◆ Listed entries
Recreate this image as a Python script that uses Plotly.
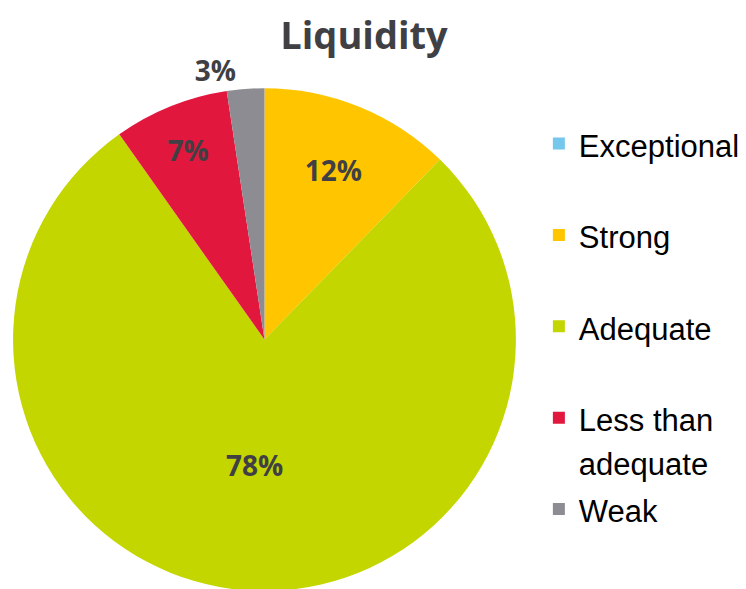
import plotly.graph_objects as go

categories = ["Exceptional", "Strong", "Adequate", "Less than<br>adequate", "Weak"]
shares = [0, 12.3, 77.9, 7.4, 2.4]
pct_labels = ["", "12%", "78%", "7%", "3%"]
colors = ["#75C8EB", "#FFC600", "#C4D600", "#E2173E", "#8E8C93"]
text_pos = ["none", "inside", "inside", "inside", "outside"]

LEG = 31
def legend_label(name, last=False):
    extra = "" if (last or "<br>" in name) else "<br> "
    return f'<span style="font-size:{LEG}px">{name}</span>{extra}'

leg_labels = [legend_label(c, i == len(categories) - 1) for i, c in enumerate(categories)]

fig = go.Figure(go.Pie(
    labels=leg_labels,
    values=shares,
    text=pct_labels,
    textinfo="text",
    textposition=text_pos,
    insidetextorientation="horizontal",
    sort=False,
    direction="clockwise",
    rotation=0,
    marker=dict(colors=colors, line=dict(width=0)),
    textfont=dict(family="Open Sans", size=28, color="#404044", weight="bold"),
    domain=dict(x=[2/746, 507/746], y=[0, 508/589]),
    showlegend=True,
    hoverinfo="none",
))

fig.update_layout(
    width=746, height=589,
    margin=dict(l=0, r=0, t=0, b=0),
    paper_bgcolor="white",
    plot_bgcolor="white",
    title=dict(text="<b>Liquidity</b>", x=356/746, xanchor="center",
               y=1 - 28/589, yanchor="middle", yref="container",
               font=dict(family="Open Sans", size=38, color="#404044")),
    legend=dict(x=530/746, xanchor="left", y=1 - 108/589, yanchor="top",
                font=dict(family="Liberation Sans, Arial", size=34, color="#000000"),
                valign="top", traceorder="normal", bgcolor="rgba(0,0,0,0)"),
)

fig.write_html("out.html")
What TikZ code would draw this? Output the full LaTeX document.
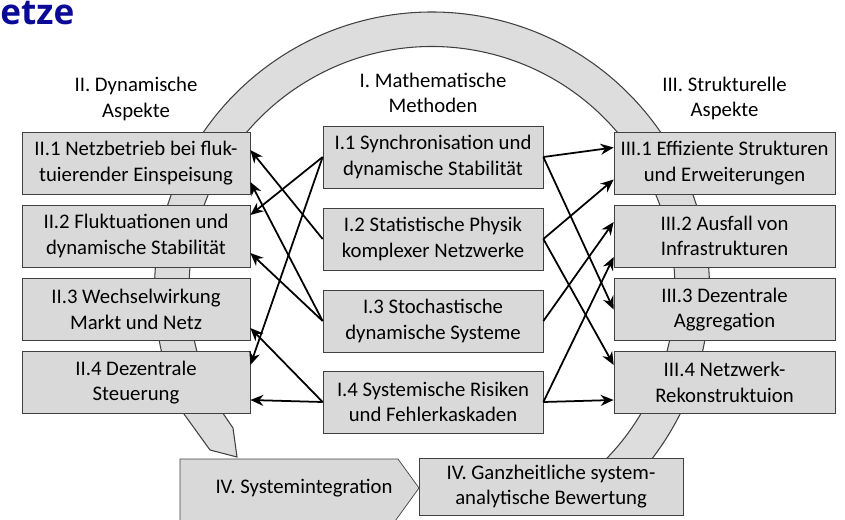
\documentclass[tikz,border=0pt]{standalone}
\usepackage{fontspec}
\setmainfont{Carlito}
\newfontfamily\titlefont{Open Sans}
\usetikzlibrary{calc,positioning,arrows.meta}
\definecolor{boxfill}{RGB}{217,217,217}
\definecolor{ringfill}{RGB}{221,221,221}
\definecolor{titleblue}{RGB}{10,10,150}
\newcommand{\boxfont}{\fontsize{11.8}{14.6}\selectfont}

\begin{document}
\begin{tikzpicture}[
    topic/.style={draw=black!75, fill=boxfill, align=center, inner sep=1pt,
        minimum height=1.24cm, font=\boxfont},
    head/.style={align=center, font=\boxfont},
    link/.style={-{Stealth[length=2.6mm,width=2.2mm]}, line width=1pt},
    ring/.style={draw=black!75, fill=ringfill, line width=0.6pt}]
    \useasboundingbox (0,0) rectangle (16.9,10.38);

    % the cycle behind the boxes
    \coordinate (ctr) at (8.64,4.59);
    \draw[ring] ($(ctr)+(-52:5.55)$) arc[start angle=-52, end angle=206.7, radius=5.55]
        -- (4.20,1.38) -- (4.74,1.24) -- (4.66,1.82)
        -- ($(ctr)+(210.5:4.86)$) arc[start angle=210.5, end angle=-52, radius=4.86]
        -- cycle;

    \node[anchor=base west, text=titleblue, inner sep=0pt,
        font=\titlefont\bfseries\fontsize{20}{24}\selectfont] (title) at (0,9.90) {etze};

    \node[head] (hII) at (2.72,8.40) {II. Dynamische\\Aspekte};
    \node[head] (hI) at (8.66,8.52) {I. Mathematische\\Methoden};
    \node[head] (hIII) at (14.49,8.41) {III. Strukturelle\\Aspekte};

    % II. dynamic aspects
    \node[topic, minimum width=4.56cm] (II1) at (2.72,7.12)
        {II.1 Netzbetrieb bei fluk-\\tuierender Einspeisung};
    \node[topic, minimum width=4.56cm] (II2) at (2.72,5.66)
        {II.2 Fluktuationen und\\dynamische Stabilität};
    \node[topic, minimum width=4.56cm] (II3) at (2.72,4.19)
        {II.3 Wechselwirkung\\Markt und Netz};
    \node[topic, minimum width=4.56cm] (II4) at (2.72,2.73)
        {II.4 Dezentrale\\Steuerung};

    % I. methods
    \node[topic, minimum width=4.4cm] (I1) at (8.66,7.24)
        {I.1 Synchronisation und\\dynamische Stabilität};
    \node[topic, minimum width=4.4cm] (I2) at (8.66,5.60)
        {I.2 Statistische Physik\\komplexer Netzwerke};
    \node[topic, minimum width=4.4cm] (I3) at (8.66,3.96)
        {I.3 Stochastische\\dynamische Systeme};
    \node[topic, minimum width=4.4cm] (I4) at (8.66,2.34)
        {I.4 Systemische Risiken\\und Fehlerkaskaden};

    % III. structural aspects
    \node[topic, minimum width=4.42cm] (III1) at (14.49,7.12)
        {III.1 Effiziente Strukturen\\und Erweiterungen};
    \node[topic, minimum width=4.42cm] (III2) at (14.49,5.66)
        {III.2 Ausfall von\\Infrastrukturen};
    \node[topic, minimum width=4.42cm] (III3) at (14.49,4.19)
        {III.3 Dezentrale\\Aggregation};
    \node[topic, minimum width=4.42cm] (III4) at (14.49,2.73)
        {III.4 Netzwerk-\\Rekonstruktuion};

    % IV. integration
    \draw[draw=black!75, fill=boxfill] (3.6,-0.05) -- (3.6,1.2) -- (7.96,1.2)
        -- (8.38,0.62) -- (7.895,-0.05) -- cycle;
    \node[head] (sysint) at (6.08,0.62) {IV. Systemintegration};
    \node[topic, minimum width=5.28cm, minimum height=1.14cm] (eval) at (11.02,0.65)
        {IV. Ganzheitliche system-\\analytische Bewertung};

    \path[link] (I2.west) edge ($(II1.east)+(0,0.26)$);
    \path[link] (I3.west) edge ($(II1.east)+(0,-0.38)$);
    \path[link] (I1.west) edge ($(II2.east)+(0,0.42)$);
    \path[link] (I3.west) edge ($(II2.east)+(0,-0.34)$);
    \path[link] (I4.west) edge ($(II3.east)+(0,-0.37)$);
    \path[link] (I1.west) edge ($(II4.east)+(0,0.35)$);
    \path[link] (I4.west) edge ($(II4.east)+(0,-0.35)$);

    \path[link] (I1.east) edge ($(III1.west)+(0,0.31)$);
    \path[link] (I1.east) edge (III3.west);
    \path[link] (I2.east) edge ($(III1.west)+(0,-0.33)$);
    \path[link] (I2.east) edge ($(III4.west)+(0,0.35)$);
    \path[link] (I3.east) edge ($(III2.west)+(0,0.28)$);
    \path[link] (I4.east) edge ($(III2.west)+(0,-0.42)$);
    \path[link] (I4.east) edge ($(III4.west)+(0,-0.35)$);
\end{tikzpicture}
\end{document}
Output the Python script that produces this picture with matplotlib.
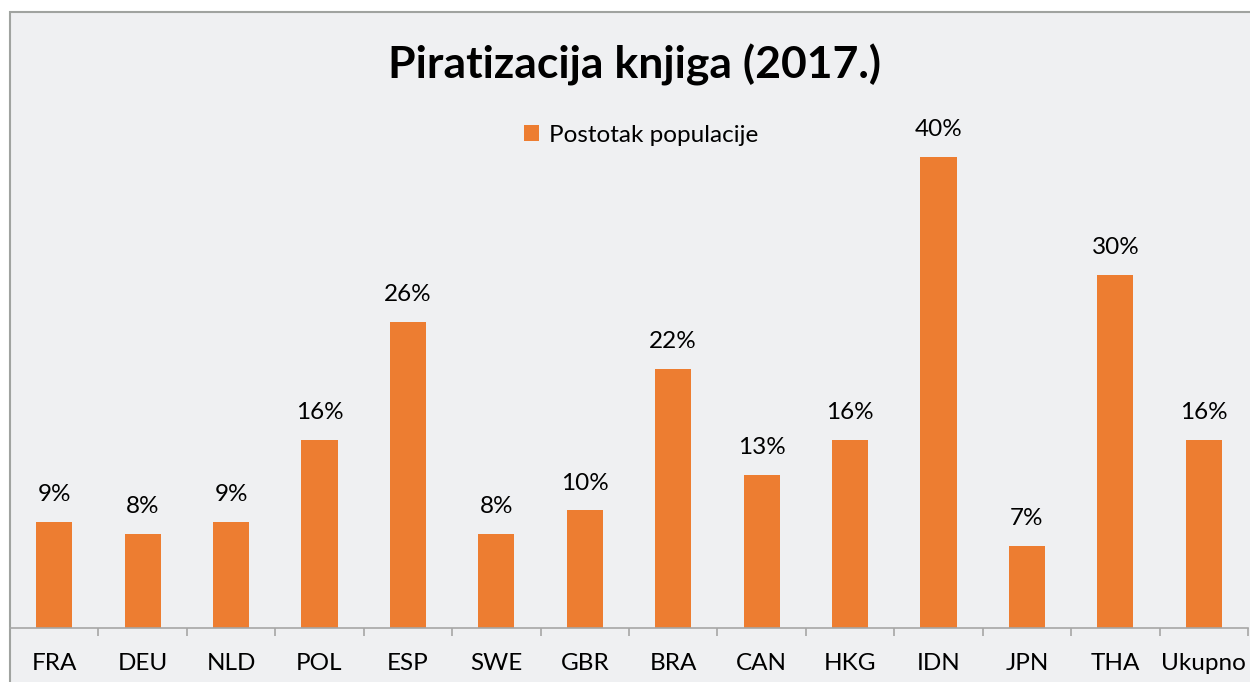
import matplotlib
matplotlib.use("Agg")
import matplotlib.pyplot as plt
from matplotlib.patches import Rectangle

# Data
countries = ["FRA", "DEU", "NLD", "POL", "ESP", "SWE", "GBR", "BRA", "CAN", "HKG", "IDN", "JPN", "THA", "Ukupno"]
share = [9, 8, 9, 16, 26, 8, 10, 22, 13, 16, 40, 7, 30, 16]
series_name = "Postotak populacije"
title = "Piratizacija knjiga (2017.)"

W, H = 1250, 682
plt.rcParams["font.family"] = ["Lato", "DejaVu Sans"]

fig = plt.figure(figsize=(W / 100, H / 100), dpi=100, facecolor="white")

# Chart area background with its border (only left and top are visible)
fig.patches.append(Rectangle((10 / W, -0.1), 1.2, 1.1 - 12 / H,
                             transform=fig.transFigure, facecolor="#EFF0F2",
                             edgecolor="#A0A3A0", linewidth=1.5, zorder=-10))

ax = fig.add_axes([10 / W, (H - 628) / H, (1248 - 10) / W, (628 - 12) / H])
ax.set_facecolor("none")

x = list(range(len(countries)))
ax.bar(x, share, width=0.41, color="#ED7D31", label=series_name, zorder=2)
for xi, v in zip(x, share):
    ax.annotate(f"{v}%", (xi, v), xytext=(0, 12), textcoords="offset points",
                ha="center", va="bottom", fontsize=17.5, color="#000000")

ax.set_xlim(-0.5, len(countries) - 0.5)
ax.set_ylim(0, (628 - 12) / 11.78)
ax.set_yticks([])
for s in ["top", "left", "right"]:
    ax.spines[s].set_visible(False)
ax.spines["bottom"].set_color("#A6A6A6")
ax.spines["bottom"].set_linewidth(1.2)

ax.set_xticks(x)
ax.set_xticklabels(countries, fontsize=17.5)
ax.tick_params(axis="x", which="major", length=0, pad=18)
ax.set_xticks([i + 0.5 for i in x], minor=True)
ax.tick_params(axis="x", which="minor", length=6, color="#A6A6A6", width=1.2)

ax.legend(loc="center", bbox_to_anchor=(641 / W, 1 - 135 / H), bbox_transform=fig.transFigure,
          frameon=False, fontsize=17.5, handlelength=0.6, handleheight=0.6, handletextpad=0.4)

fig.text(635 / W, 1 - 65 / H, title, ha="center", va="center",
         fontsize=32, fontweight="bold", color="#000000")

fig.savefig("out.png", dpi=100, facecolor="white")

◆ Exercise prompt
Skip all pictures and retype only the stretch from the line that holds "Output the Python" through the line that holds "from matplotlib.patches import Rectangle", exactly as written.

◆ Expected answer
Output the Python script that produces this picture with matplotlib.
import matplotlib
matplotlib.use("Agg")
import matplotlib.pyplot as plt
from matplotlib.patches import Rectangle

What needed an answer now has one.